Im Sommer gelangen ihm achtbare Resultate im Grand Prix, in Engelberg kurz vor Weihnachten feierte er seinen ersten Weltcupsieg. Nun führt er in der Gesamtwertung der Vierschanzentournee und hat es gut verkraftet, dass die ersten Tournee-Auftritte nicht ganz so gelungen waren. „Ich hatte eigentlich gedacht, es wird noch schlechter. Aber er hat sich zurückgekämpft“, sagt Kojonkoski. Vom Klempner zum Vorflieger – das funktioniert nur in Norwegen und deshalb ist es gut möglich, dass Kojonkoski von seinem Kollegen Peter Rohwein beneidet wird. In Deutschland ist Skispringen eine Angelegenheit für wenige Leistungssportler und einige Nachwuchstalente. Gelingt ihnen der Sprung in die Kader des Skiverbandes nicht, stellen sie früher oder später die Sprungskier in die Ecke. Die wenigen, die springen, müssen gehegt und gepflegt werden. Eine Sichtung zu veranstalten, wäre sinnlos, weil niemand käme, der nicht schon irgendwie in den Strukturen des Verbandes erfasst wäre.

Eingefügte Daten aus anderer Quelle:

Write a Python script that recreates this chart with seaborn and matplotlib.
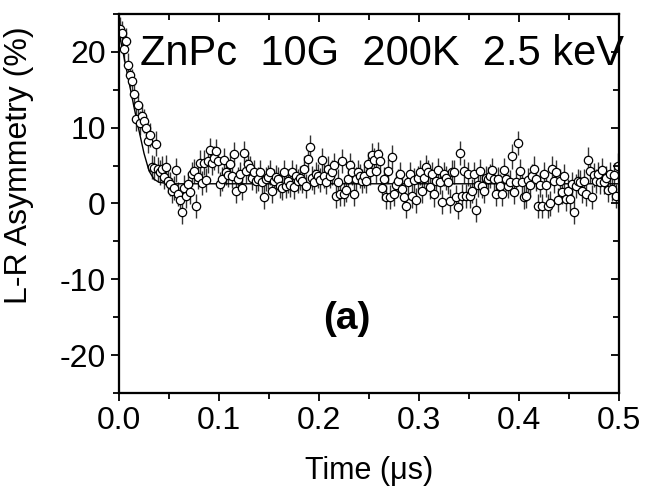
import numpy as np
import pandas as pd
import matplotlib
matplotlib.use("Agg")
import matplotlib.pyplot as plt
import seaborn as sns
from matplotlib.ticker import MultipleLocator

# time bins (us): first bin centre and bin width
t_first = 0.001
t_bin = 0.002

# L-R asymmetry (%), one value per bin
asym_early = [23.0, 22.5, 20.4, 21.5, 18.3, 17.0, 16.2, 14.5, 11.1, 13.0,
              10.6, 11.5, 10.9, 10.0, 8.2, 9.0, 4.8, 4.7, 7.9, 4.5,
              4.1, 4.6, 3.5, 4.8, 3.0, 2.6, 1.7, 2.0, 4.4, 1.3,
              0.5, -1.1, 2.1, 1.0, 2.6, 1.5, 3.9, 4.3, -0.3, 3.5,
              5.4, 2.7]
asym_b = [5.4, 3.1, 5.6, 7.0, 5.4, 6.0, 6.9, 5.6, 2.6, 3.2,
          5.7, 4.1, 3.8, 5.2, 3.6, 6.5, 1.7, 3.2, 3.9, 2.0,
          6.7, 4.3, 5.2, 4.7, 3.4, 4.1, 3.0, 3.2, 4.1, 2.8,
          0.9, 3.2, 3.5, 4.1, 1.6, 3.0, 3.5, 3.2, 2.3, 2.1,
          4.1, 2.3, 3.0, 2.5]
asym_c = [4.1, 2.2, 3.6, 3.0, 3.4, 3.0, 4.6, 2.3, 5.9, 7.5,
          3.4, 2.9, 3.9, 3.6, 3.1, 5.7, 3.6, 2.9, 4.6, 3.6,
          4.1, 5.1, 1.0, 2.9, 1.3, 5.6, 1.3, 1.8, 3.2, 5.1,
          4.1, 1.3, 3.2, 4.2, 3.6, 3.0, 3.6, 3.0, 5.2, 4.1,
          6.4, 5.7]
asym_d = [4.3, 6.5, 5.6, 2.0, 3.2, 0.9, 4.3, 0.9, 6.1, 1.3,
          2.5, 3.0, 3.9, 1.9, 0.9, -0.3, 2.8, 3.9, 1.0, 3.1,
          0.4, 3.4, 4.1, 1.7, 3.4, 4.8, 4.1, 2.2, 3.9, 1.2,
          3.0, 4.4, 2.9, 0.2, 3.9, 3.4, 2.8, 0.3, 4.2, 4.2,
          0.8, -0.5]
asym_e = [6.7, 1.0, 4.3, 1.0, 3.9, 1.0, 1.6, 3.9, -0.9, 2.5,
          4.3, 2.3, 1.7, 3.4, 3.2, 3.6, 4.4, 3.2, 1.3, 3.2,
          2.3, 1.3, 4.4, 3.2, 2.3, 2.8, 6.2, 1.5, 2.8, 8.0,
          4.3, 2.8, 0.9, 1.0, 3.1, 2.5, 3.6, 4.6, 3.2, -0.3,
          2.5, -0.3]
asym_f = [3.9, 2.5, -0.3, 0.0, 4.6, 3.0, 4.2, 0.5, 3.0, 1.5,
          3.6, 0.6, 1.6, 0.6, 2.6, -1.1, 2.3, 3.0, 2.8, 1.6,
          3.0, 1.3, 5.8, 4.3, 0.9, 3.8, 3.0, 3.9, 2.8, 4.4,
          2.8, 3.4, 1.8, 3.9, 1.9, 3.8, 1.0, 5.0]
asym_err = 1.6

# fitted curve
fit_time = [0.0, 0.005, 0.010, 0.015, 0.020, 0.025, 0.030, 0.035, 0.040, 0.050, 0.5]
fit_asym = [22.5, 19.3, 16.0, 12.7, 9.6, 6.6, 4.3, 3.2, 2.8, 2.6, 2.6]

asym = asym_early + asym_b + asym_c + asym_d + asym_e + asym_f
time = t_first + t_bin * np.arange(len(asym))
df = pd.DataFrame({"time": time, "asym": asym})
fit_df = pd.DataFrame({"time": fit_time, "asym": fit_asym})

sns.set_style("ticks")
plt.rcParams["font.family"] = ["Liberation Sans", "DejaVu Sans"]
plt.rcParams["axes.unicode_minus"] = False
plt.rcParams["text.color"] = "black"
plt.rcParams["axes.labelcolor"] = "black"

fig = plt.figure(figsize=(6.71, 4.87), dpi=100)
ax = fig.add_axes([0.1774, 0.193, 0.7452, 0.7783])

ax.errorbar(df["time"], df["asym"], yerr=asym_err, fmt="none",
            ecolor="0.2", elinewidth=1.0, zorder=1)
sns.lineplot(data=fit_df, x="time", y="asym", color="black", lw=1.0,
             ax=ax, zorder=2)
sns.scatterplot(data=df, x="time", y="asym", ax=ax, s=36, marker="o",
                facecolor="white", edgecolor="black", linewidth=0.9, zorder=3)

ax.set_xlim(0, 0.5)
ax.set_ylim(-25, 25)
ax.xaxis.set_major_locator(MultipleLocator(0.1))
ax.xaxis.set_minor_locator(MultipleLocator(0.05))
ax.yaxis.set_major_locator(MultipleLocator(10))
ax.yaxis.set_minor_locator(MultipleLocator(5))
ax.xaxis.set_major_formatter(matplotlib.ticker.FormatStrFormatter("%.1f"))

for s in ax.spines.values():
    s.set_linewidth(1.5)
    s.set_color("black")
ax.tick_params(which="both", width=1.3, labelsize=23, colors="black",
               direction="out", bottom=True, left=True, top=False, right=False)
ax.tick_params(which="major", length=6)
ax.tick_params(which="minor", length=4)

# inward ticks on top and right, no labels
ax_top = ax.twiny()
ax_top.set_xlim(ax.get_xlim())
ax_top.xaxis.set_major_locator(MultipleLocator(0.1))
ax_top.xaxis.set_minor_locator(MultipleLocator(0.05))
ax_top.tick_params(which="both", direction="in", width=1.3, top=True,
                   labeltop=False, colors="black")
ax_top.tick_params(which="major", length=6)
ax_top.tick_params(which="minor", length=4)
ax_right = ax.twinx()
ax_right.set_ylim(ax.get_ylim())
ax_right.yaxis.set_major_locator(MultipleLocator(10))
ax_right.yaxis.set_minor_locator(MultipleLocator(5))
ax_right.tick_params(which="both", direction="in", width=1.3, right=True,
                     labelright=False, colors="black")
ax_right.tick_params(which="major", length=6)
ax_right.tick_params(which="minor", length=4)
for a in (ax_top, ax_right):
    for s in a.spines.values():
        s.set_linewidth(1.5)
        s.set_color("black")

ax.set_xlabel("Time (\u03bcs)", fontsize=22, labelpad=14)
ax.set_ylabel("L-R Asymmetry (%)", fontsize=23)
ax.yaxis.set_label_coords(-0.17, 0.6)

ax.text(0.042, 0.865, "ZnPc  10G  200K  2.5 keV", transform=ax.transAxes,
        fontsize=30, ha="left", va="baseline")
ax.text(0.228, -15.2, "(a)", fontsize=28, fontweight="bold",
        ha="center", va="center")

fig.savefig("out.png", dpi=100)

So muss Rohwein mit Michael Uhrmann, dessen Leistung am Bergisel beim dritten Tournee-Springen nur eine Verheißung war, und mit Martin Schmitt, der wieder zurückfiel in seinen Bemühungen, in die Weltspitze zurückzukehren, die Reise nach Bischofshofen antreten. Jörg Ritzerfeld darf auch mitfahren; Christian Ulmer und Maximilian Mechler, die bei der Tournee nicht groß aufgefallen waren, werden aus der Reisegruppe gestrichen. „Es hat keinen Sinn, weil der Leistungsanspruch nicht erfüllt wird“, sagt Rohwein und seufzt, so als wünsche er sich auch einen Klempner, der irgendwo in den deutschen Alpen oder Mittelgebirgen vor sich hin springt und nur darauf wartet, sein Können zeigen zu dürfen.

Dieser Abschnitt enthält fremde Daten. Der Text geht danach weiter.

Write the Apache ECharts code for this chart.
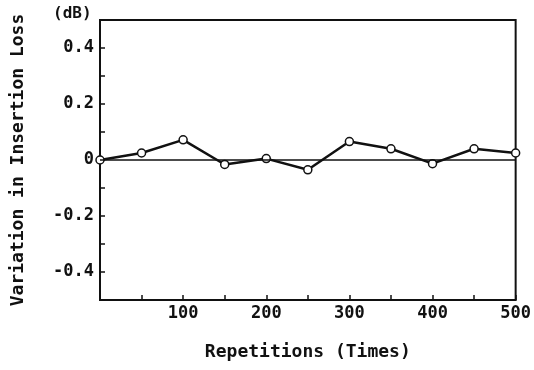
<!DOCTYPE html>
<html>
<head>
<meta charset="utf-8">
<script src="https://cdn.jsdelivr.net/npm/echarts@6/dist/echarts.min.js"></script>
<style>html,body{margin:0;padding:0;background:#fff}#c{width:534px;height:370px}</style>
</head>
<body>
<div id="c"></div>
<script>
var repetitions = [0, 50, 100, 150, 200, 250, 300, 350, 400, 450, 500];
var lossVariation = [0, 0.025, 0.072, -0.016, 0.005, -0.035, 0.066, 0.04, -0.013, 0.04, 0.025];
var yTickLabels = ['-0.4', '-0.2', '0', '0.2', '0.4'];
var xTickLabels = ['100', '200', '300', '400', '500'];

var FONT = 'DejaVu Sans Mono';
var chart = echarts.init(document.getElementById('c'), null, {renderer: 'canvas'});
chart.setOption({
  backgroundColor: '#fff',
  animation: false,
  grid: {left: 100, right: 16, top: 20, bottom: 70, show: true, borderColor: '#111', borderWidth: 2, backgroundColor: 'transparent'},
  xAxis: {
    type: 'value', min: 0, max: 500, interval: 50,
    axisLine: {show: false, onZero: false},
    axisTick: {show: true, inside: true, length: 5, lineStyle: {color: '#111', width: 1.5}},
    splitLine: {show: false},
    axisLabel: {
      margin: 5, color: '#111', fontFamily: FONT, fontSize: 17, fontWeight: 'bold',
      formatter: function (v) { var s = String(Math.round(v)); return xTickLabels.indexOf(s) >= 0 ? s : ''; }
    },
    name: 'Repetitions (Times)', nameLocation: 'middle', nameGap: 43,
    nameTextStyle: {color: '#111', fontFamily: FONT, fontSize: 18, fontWeight: 'bold'}
  },
  yAxis: {
    type: 'value', min: -0.5, max: 0.5, interval: 0.1,
    axisLine: {show: false, onZero: false},
    axisTick: {show: true, inside: true, length: 5, lineStyle: {color: '#111', width: 1.5}},
    splitLine: {show: false},
    axisLabel: {
      margin: 6, color: '#111', fontFamily: FONT, fontSize: 17, fontWeight: 'bold',
      formatter: function (v) {
        var r = Math.round(v * 10) / 10;
        var s = r === 0 ? '0' : r.toFixed(1);
        return yTickLabels.indexOf(s) >= 0 ? s : '';
      }
    },
    name: 'Variation in Insertion Loss', nameLocation: 'middle', nameGap: 73,
    nameTextStyle: {color: '#111', fontFamily: FONT, fontSize: 18, fontWeight: 'bold'}
  },
  graphic: [{
    type: 'text', left: 53, top: 6,
    style: {text: '(dB)', fill: '#111', font: 'bold 16px "DejaVu Sans Mono"'}
  }],
  series: [{
    type: 'line',
    data: repetitions.map(function (x, i) { return [x, lossVariation[i]]; }),
    symbol: 'circle', symbolSize: 8, showAllSymbol: true,
    lineStyle: {color: '#111', width: 2.5},
    itemStyle: {color: '#fff', borderColor: '#111', borderWidth: 1.5},
    z: 3,
    markLine: {
      silent: true, symbol: ['none', 'none'], label: {show: false},
      lineStyle: {color: '#111', width: 1.5, type: 'solid'},
      data: [{yAxis: 0}]
    }
  }]
});
</script>
</body>
</html>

Diese 55. Vierschanzentournee ist eine seltsame aus Rohweins Sicht. Im Vorwinter lief es einfach nur schlecht, niemand seiner Schützlinge konnte überzeugen, Schmitt verzichtete auf das Finale in Bischofshofen. In dieser Saison gibt es Hoffnungszeichen wie Schmitts achten Rang von Garmisch-Partenkirchen, Uhrmanns gelungenen Qualifikationssprung von Innsbruck und seinen Finalsprung, der ihn von Rang 29 auf Platz 10 katapultierte. Er muss nun also nicht mehr erklären, warum es schlecht läuft, sondern erläutern, warum es nur zuweilen, aber nicht stets gut läuft.

In der Pause zwischen Uhrmanns desolatem erstem Sprung und dem hervorragenden zweiten Satz habe er auf ihn „eingewirkt, so gut es geht“, berichtet Rohwein. „Ich habe gesagt, du springst Weltklasse weg, es gibt nur ganz, ganz wenige, die so wegspringen. Wenn du nicht so nachmarschierst und den Sprung ausklingen lässt, dann bist du vorn dabei, setze das um.“ Und er glaube, dass sich sowohl Schmitt als auch Uhrmann zu sehr unter Druck setzen, wenn das Publikum an der Schanze und vor dem TV-Schirm erwartungsfroh der Dinge harrt: „Das ist ganz einfach, wenn sie unter Stress gesetzt werden, sie wollen das Beste geben, sie wissen, dass sie gut sind, dann kommt der Wettkampfstress. Es sitzen 20.000 Leute unten, und du willst endlich beweisen, was du kannst, und du springst nicht mehr 100 Prozent, sondern 110 Prozent, und das sind dann plötzlich nur noch 80 Prozent.“

Das ist jetzt aber fast schon höhere Mathematik, die Rohwein den Beobachtern abverlangt. „Akzeptable Ergebnisse“ erhoffe er sich von seinen drei Startern in Bischofshofen. Prognosen wagt der Trainer schon lange nicht mehr.